Wired UK, 24 June 2013
In May 2012 Caesar Acellam, a commander of the Lord’s Resistance Army (LRA) and military strategist for the extremist group’s leader Joseph Kony, was captured by the Ugandan army. The act appeared to be a coup for local forces that had for nearly three decades — along with multiple regional governments and the 100 US special forces soldiers sent in 2012 — failed to thwart the militant group’s leader, a man wanted by the International Criminal Court for crimes against humanity including the abduction of tens of thousands of children.
The capture of one of his top-ranking commanders was made possible, in part, because local forces suddenly knew where to look. Kony’s men could not hide from a constellation of five ever-watchful satellites put into orbit by satellite imagery and geospatial analytics firm DigitalGlobe.
Phi Beta Iota: This is a useful article, recommended for a full read. There is a great deal of exaggeration — this is basic stuff that Ralph Peters and others of his caliber have been doing for 20 years, but the narrative is useful for those who do not know how good intelligence tradecraft has been and could be. Here are the highlights we know but the US Government never learns; these are quotes from the article.

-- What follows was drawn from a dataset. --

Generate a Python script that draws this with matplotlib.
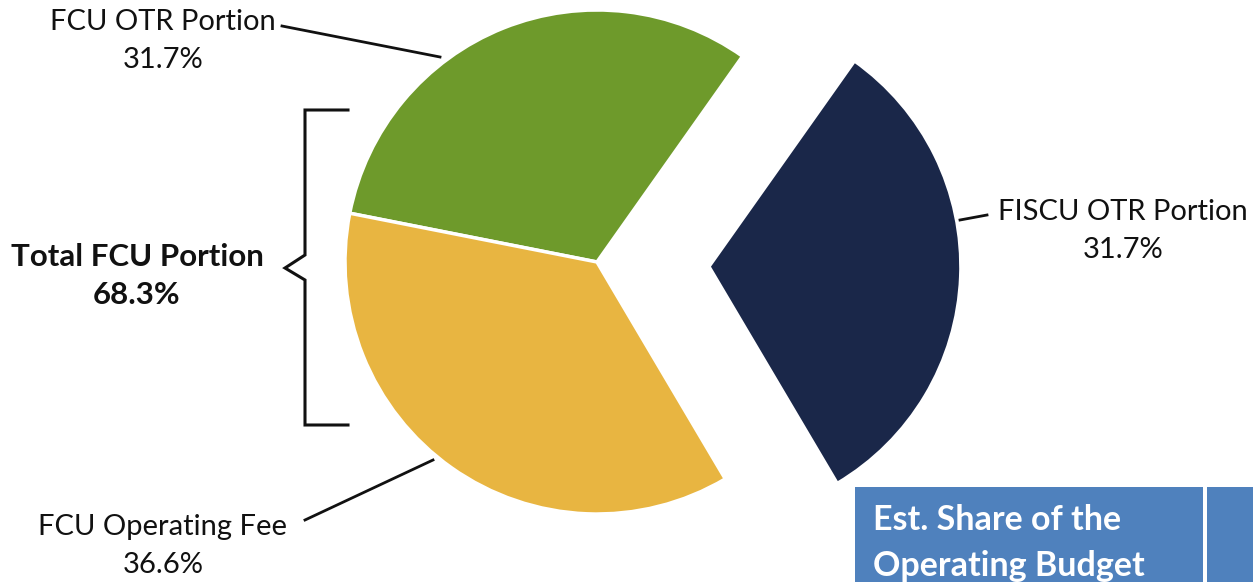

Hundreds of kilometres above Earth, the satellites capture a miniature game of cat and mouse between factions, armed forces and the public, but it’s when this data is injected with behavioural analysis and local knowledge it becomes most powerful.
Target audience analysis in a conflict zone is about identifying where those people are who are susceptible to radicalising and joining Al-Qaeda or going the other way and rejecting violence. We need to know where are they, what they believe and how can you influence them.”

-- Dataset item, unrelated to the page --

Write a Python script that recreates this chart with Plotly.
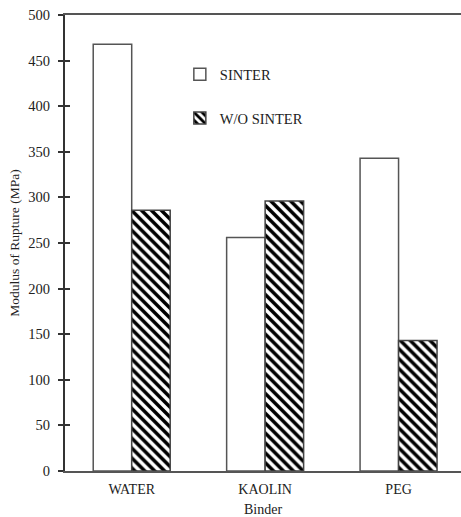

The focus of the conference was, for many, too heavily concentrated on what’s wrong with Somalia. Combine that with the fact that a conference about Somalia took place nearly 7,000km from its capital, and there’s a real risk of alienating the nation’s people and ignoring issues most relevant to them.
“One of the biggest mistakes we make as a diaspora is we tend to think we have all the solutions. I think that’s wrong. We don’t. They know how they live, they know what they need because they live it day by day. They know their solution more than we know it.
The most important point made in the article is not as clear as we would like it to be: “enabling environemtns” are those where water, housing, sanitation, and food are all accessible without undue risk. There is too much focus on providing “security” and not enough on providing amenties — the human habitat. Haiti — and the idiocy of sending in 20,000 US troops with their logisitics support needs — is a good example of how NOT to do support. Somalai is an opportunity for smart people to do good.